Will, you do realize that if God foresaw people would not have faith and would not choose Him, and created them anyway, then the Arminian has the same problem he accuses the Calvinist of. Doesn't sound like much hope in that to me.

William Watson Birch said...

Phil,

But "hope" isn't based on God's foreknowledge of future actions or choices. The individual still could have been saved - that is hope.

Unconditional election and reprobation gives no hope, unless one "hopes" to be among the elect. Arminians, therefore, are not faced with the same dilemma in the least.

William Watson Birch said...

Phil,

BTW, your comment on a post suggests: To say God allows us free choice as to whether His plan will be successful as He predicted it would mean that people have as much power as God.

I am "hopeful" that you realize this is not Arminianism. It doesn't work as a syllogism either:

1 God as Omnipotent allows us free choice
2 Free choice grants people power to choose
3 Therefore, people are Omnipotent

Would you say that God is capable of foreknowing a future free act?

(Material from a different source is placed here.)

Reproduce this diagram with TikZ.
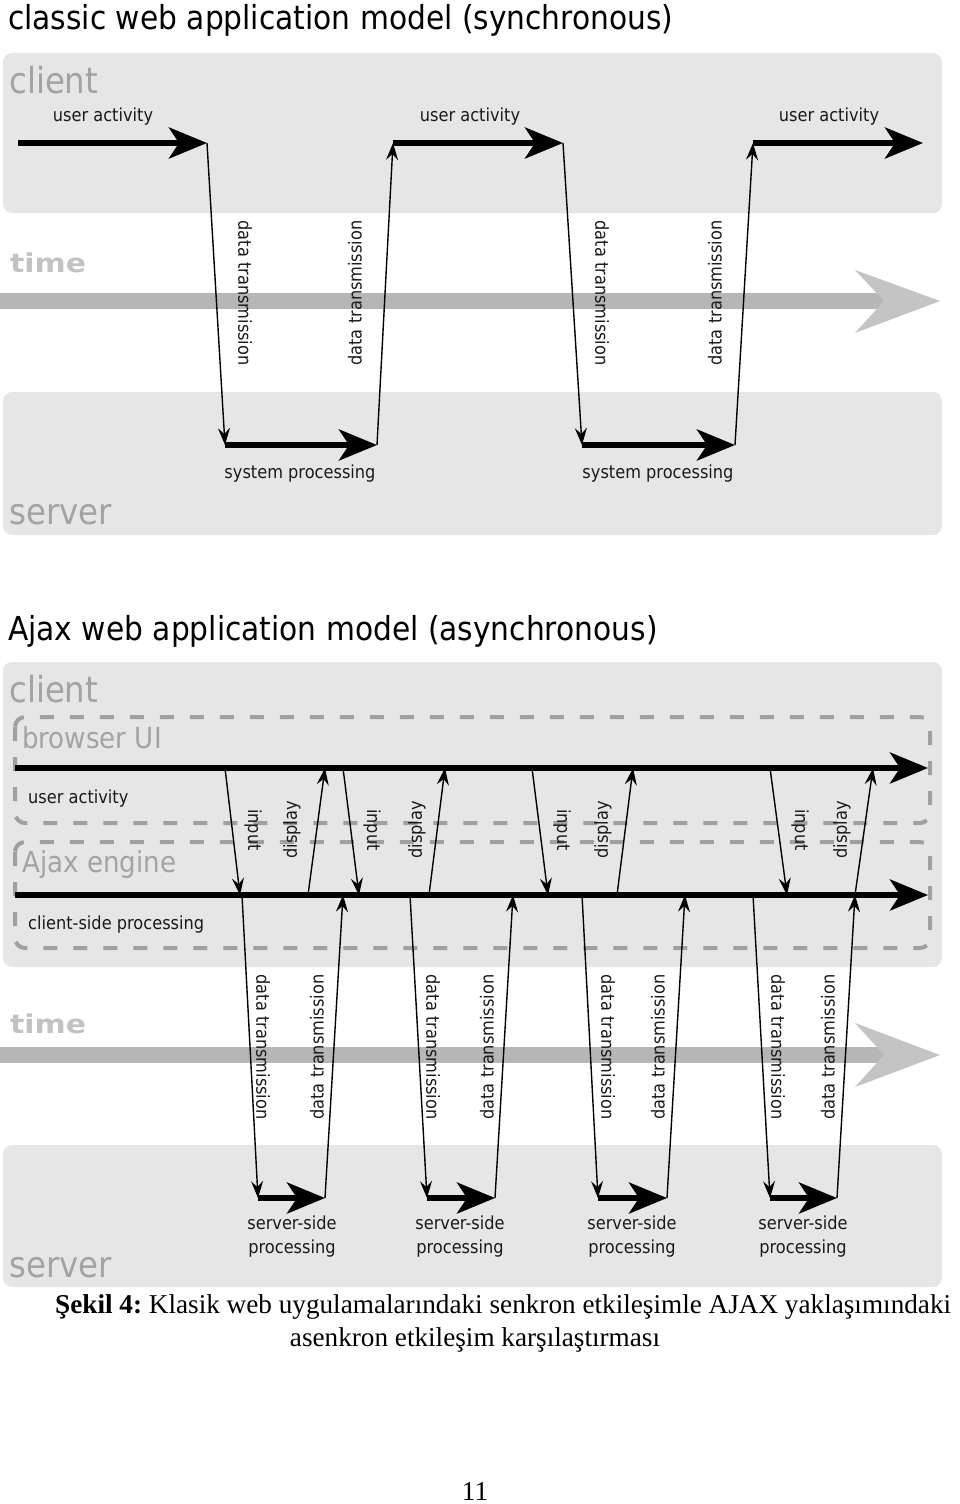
\documentclass[tikz,border=0pt]{standalone}
\usepackage{fontspec}
\setmainfont{Liberation Serif}
\newfontfamily\dv[FakeStretch=0.9]{DejaVu Sans}
\newfontfamily\dvt[FakeStretch=1.15]{DejaVu Sans}
\usetikzlibrary{arrows.meta}
\frenchspacing
\definecolor{boxgrey}{HTML}{E6E6E6}
\definecolor{labgrey}{HTML}{A3A3A3}
\definecolor{timegrey}{HTML}{C2C2C2}
\definecolor{bargrey}{HTML}{B6B6B6}
\definecolor{headgrey}{HTML}{C4C4C4}
\definecolor{dashgrey}{HTML}{A0A0A0}
\definecolor{txt}{HTML}{1A1A1A}
\tikzset{
 lbl/.style={inner sep=0pt, font=\dv\fontsize{18}{24}\selectfont, text=txt},
 biglbl/.style={inner sep=0pt, anchor=base west, font=\dv\fontsize{36}{40}\selectfont, text=labgrey},
 midlbl/.style={inner sep=0pt, anchor=base west, font=\dv\fontsize{29}{32}\selectfont, text=labgrey},
 ttl/.style={inner sep=0pt, anchor=base west, font=\dv\fontsize{33}{36}\selectfont, text=black},
 timelbl/.style={inner sep=0pt, anchor=base west, font=\dvt\bfseries\fontsize{26}{30}\selectfont, text=timegrey},
 boxbg/.style={fill=boxgrey, rounded corners=9pt},
 dashbox/.style={draw=dashgrey, line width=4pt, dash pattern=on 14pt off 16pt, rounded corners=10pt},
 tharrow/.style={line width=5.5pt, -{Stealth[length=38pt,width=31pt,inset=10pt]}},
 tnarrow/.style={line width=1.4pt, -{Stealth[length=17pt,width=12pt,inset=6pt]}},
 timebar/.style={line width=16pt, draw=bargrey},
 timehead/.style={fill=headgrey},
 dn/.style={lbl, rotate=-90},
 up/.style={lbl, rotate=90},
 capf/.style={inner sep=0pt, font=\fontsize{27.2}{33}\selectfont}
}
\begin{document}
\begin{tikzpicture}[x=1pt,y=-1pt]
\useasboundingbox (0,0) rectangle (960,1504);
\fill[white] (0,0) rectangle (960,1504);

% ===== classic =====
\node[ttl] (title1) at (8,30) {classic web application model (synchronous)};
\fill[boxbg] (3,53) rectangle (942,213);
\fill[boxbg] (3,392) rectangle (942,535);
\node[biglbl] (cl1) at (9,93) {client};
\node[timelbl] (tm1) at (10,272) {time};
\node[biglbl] (sv1) at (9,524) {server};

\coordinate (tb1s) at (0,301);
\coordinate (tb1e) at (888,301);
\draw[timebar] (tb1s) -- (tb1e);
\fill[timehead] (940,301) -- (855,270) -- (884,301) -- (855,333) -- cycle;

\coordinate (ua1s) at (18,143);  \coordinate (ua1e) at (207,143);
\coordinate (sp1s) at (225,445); \coordinate (sp1e) at (377,445);
\coordinate (ua2s) at (393,143); \coordinate (ua2e) at (563,143);
\coordinate (sp2s) at (582,445); \coordinate (sp2e) at (735,445);
\coordinate (ua3s) at (753,143); \coordinate (ua3e) at (923,143);

\draw[tharrow] (ua1s) -- (ua1e);
\draw[tharrow] (ua2s) -- (ua2e);
\draw[tharrow] (ua3s) -- (ua3e);
\draw[tharrow] (sp1s) -- (sp1e);
\draw[tharrow] (sp2s) -- (sp2e);
\draw[tnarrow] (ua1e) -- (sp1s);
\draw[tnarrow] (sp1e) -- (ua2s);
\draw[tnarrow] (ua2e) -- (sp2s);
\draw[tnarrow] (sp2e) -- (ua3s);

\node[lbl, anchor=base] (ual1) at (103,121) {user activity};
\node[lbl, anchor=base] (ual2) at (470,121) {user activity};
\node[lbl, anchor=base] (ual3) at (829,121) {user activity};
\node[lbl, anchor=base] (spl1) at (300,478) {system processing};
\node[lbl, anchor=base] (spl2) at (658,478) {system processing};
\node[dn] (cdt1) at (245,293) {data transmission};
\node[up] (cdt2) at (355,293) {data transmission};
\node[dn] (cdt3) at (602,293) {data transmission};
\node[up] (cdt4) at (715,293) {data transmission};

% ===== ajax =====
\node[ttl] (title2) at (8,640) {Ajax web application model (asynchronous)};
\fill[boxbg] (3,662) rectangle (942,967);
\fill[boxbg] (3,1145) rectangle (942,1287);
\draw[dashbox] (15,717) rectangle (930,823);
\draw[dashbox] (15,842) rectangle (930,948);
\node[biglbl] (cl2) at (9,702) {client};
\node[midlbl] (bui) at (22,748) {browser UI};
\node[midlbl] (aje) at (22,872) {Ajax engine};
\node[lbl, anchor=base west] (ua4) at (28,803) {user activity};
\node[lbl, anchor=base west] (csp) at (28,929) {client-side processing};
\node[timelbl] (tm2) at (10,1033) {time};
\node[biglbl] (sv2) at (9,1277) {server};

\coordinate (tb2s) at (0,1055);
\coordinate (tb2e) at (888,1055);
\draw[timebar] (tb2s) -- (tb2e);
\fill[timehead] (940,1055) -- (855,1023) -- (884,1055) -- (855,1087) -- cycle;

\coordinate (bus) at (15,768); \coordinate (bue) at (928,768);
\coordinate (aes) at (15,895); \coordinate (aee) at (928,895);
\draw[tharrow] (bus) -- (bue);
\draw[tharrow] (aes) -- (aee);

% input / display
\foreach \n/\a/\b/\c/\d in {1/225/240/308/325, 2/343/359/429/445, 3/532/548/617/633, 4/770/787/855/873}{
  \coordinate (in\n s) at (\a,768); \coordinate (in\n e) at (\b,895);
  \coordinate (ds\n s) at (\c,895); \coordinate (ds\n e) at (\d,768);
  \draw[tnarrow] (in\n s) -- (in\n e);
  \draw[tnarrow] (ds\n s) -- (ds\n e);
}
\node[dn] (inl1) at (253,830) {input};
\node[dn] (inl2) at (372,830) {input};
\node[dn] (inl3) at (562,830) {input};
\node[dn] (inl4) at (800,830) {input};
\node[up] (dsl1) at (292,830) {display};
\node[up] (dsl2) at (417,830) {display};
\node[up] (dsl3) at (603,830) {display};
\node[up] (dsl4) at (842,830) {display};

% server side
\foreach \n/\a/\b/\c/\d in {1/242/258/325/343, 2/410/427/495/513, 3/582/598/667/685, 4/753/770/837/855}{
  \coordinate (dd\n s) at (\a,895); \coordinate (ss\n s) at (\b,1198);
  \coordinate (ss\n e) at (\c,1198); \coordinate (du\n e) at (\d,895);
  \draw[tharrow] (ss\n s) -- (ss\n e);
  \draw[tnarrow] (dd\n s) -- (ss\n s);
  \draw[tnarrow] (ss\n e) -- (du\n e);
}
\node[dn] (adt1) at (263,1047) {data transmission};
\node[up] (adt2) at (317,1047) {data transmission};
\node[dn] (adt3) at (433,1047) {data transmission};
\node[up] (adt4) at (487,1047) {data transmission};
\node[dn] (adt5) at (608,1047) {data transmission};
\node[up] (adt6) at (658,1047) {data transmission};
\node[dn] (adt7) at (778,1047) {data transmission};
\node[up] (adt8) at (828,1047) {data transmission};
\node[lbl, align=center, anchor=base] (ssl1) at (292,1253) {server-side\\processing};
\node[lbl, align=center, anchor=base] (ssl2) at (460,1253) {server-side\\processing};
\node[lbl, align=center, anchor=base] (ssl3) at (632,1253) {server-side\\processing};
\node[lbl, align=center, anchor=base] (ssl4) at (803,1253) {server-side\\processing};

% ===== caption =====
\node[capf, anchor=base west] (cap1) at (55,1313) {\textbf{Şekil 4:} Klasik web uygulamalarındaki senkron etkileşimle AJAX yaklaşımındaki};
\node[capf, anchor=base] (cap2) at (475,1346) {asenkron etkileşim karşılaştırması};
\node[capf, anchor=base] (pg) at (475,1500) {11};
\end{tikzpicture}
\end{document}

Truth Unites... and Divides said...

A fine collection of articles this week, Lee!

Mr. Birch, when will you accept your loving corrections and rebukes from Steve Hays? Don't harden your heart before it's too late.

Pax.

William Watson Birch said...

"Truth",

"Corrections and rebukes" from Hays are anything but genuine love.

Do you not mean, before God hardens my heart ;)

Phil said...

Yes, but you are only debating a high Calvinist, of which I am not one. Were I I would agree with your assessment and say something stupid like, "well God did it for His glory. Do you really think He would die for the people already in hell?" Classic Calvinists face no such difficulty, we believe God died for all men but especially the elect. There is not a person who the offer of eternal life is not valid for.

But as Calvinist I say your philosophy offers no hope to men. Hope is the promise that we will be saved, not the promise we might be saved. As totally deprived creatures unless God directly intervenes we will not be saved.
Titus 1:2 in hope of eternal life, which God, who never lies, promised before the ages began

William Watson Birch said...

Phil,

As totally depraved creatures, unless God directly intervenes, we will not be saved.

We agree wholeheartedly.

Hope is the promise that we will be saved, not the promise we might be saved.

And how is one saved? Automatically, according to an eternal, electoral decree? Or by faith in Christ Jesus? The latter is the biblical answer; and it is impossible for you to provide scriptural warrant that anyone is saved automatically by decree.

But as a Calvinist, I say your philosophy offers no hope to men.

Calvinism = God has elected to unconditionally save some people and unconditionally reprobate the majority.

This equals hope.

Arminianism = God has conditionally elected to save those who will believe in Christ (1 Cor. 1:21) and conditionally reprobate those who reject Him.

This does not offer hope.

Really? Is that really what you're positing?

Phil said...

Hope is the promise that we will be saved, not the promise we might be saved.
And how is one saved? Automatically, according to an eternal, electoral decree? Or by faith in Christ Jesus? The latter is the biblical answer; and it is impossible for you to provide scriptural warrant that anyone is saved automatically by decree.

Here you are actually making a distinction where none exists. Decree is absolutely necessary to save, the point in time we are saved is by faith. The decree comes to award faith, or to enable it, or to begin faith at a certain point. The decree is not a magical "YOU! *POOF* SAVE!" alternative to faith in Christ.


Calvinism = God has elected to unconditionally save some people and unconditionally reprobate the majority. This equals hope.


Well I think that we are done here. I suspected you were an Ariminan like I was who had the potential to add "God will not let the elect go" and become a moderate Calvinist, but this is just the standard thoughtless crap I refuse to engage with. I never said God reprobates the majority of people. But yes that statement would actually be accurate if we understand that reprobation is what you Arminians call free will. That is, God issues a free invitation to accept Him. It is not a decree like election it, it is merely the absense of election.

Arminianism = God has conditionally elected to save those who will believe in Christ (1 Cor. 1:21) and conditionally reprobate those who reject Him.

Far better to say God saves those who believe, and rejects those who reject Him. The problem here is how does God elect anything conditionally? Either He elects it or not. You ought to say
Arminianism = Man chooses who will be saved and who will not be. Man can be saved by choosing Christ, or not saved by rejecting Him.

I don't discuss theology with people who vilify my position without understanding it (high Calvinists are the worst people in this respect) so thanks for talking with me on this.
Phil

William Watson Birch said...

Phil,

You're being emotional and ridiculous. But thank you for the circus ride. BTW, I think that "strict" Calvinism is far more consistent than what you're promoting.

God bless.

Phil said...

Heb 5:11-14.

William Watson Birch said...

1 Corinthians 3:1-3

John said...

I liked the post by Chris Roberts too. Yes, those are some strong words against us "heretics."

Philip said...

I was on here, and I didn't even know it.

philipstephens said...

I was on here, and I didn't even know it.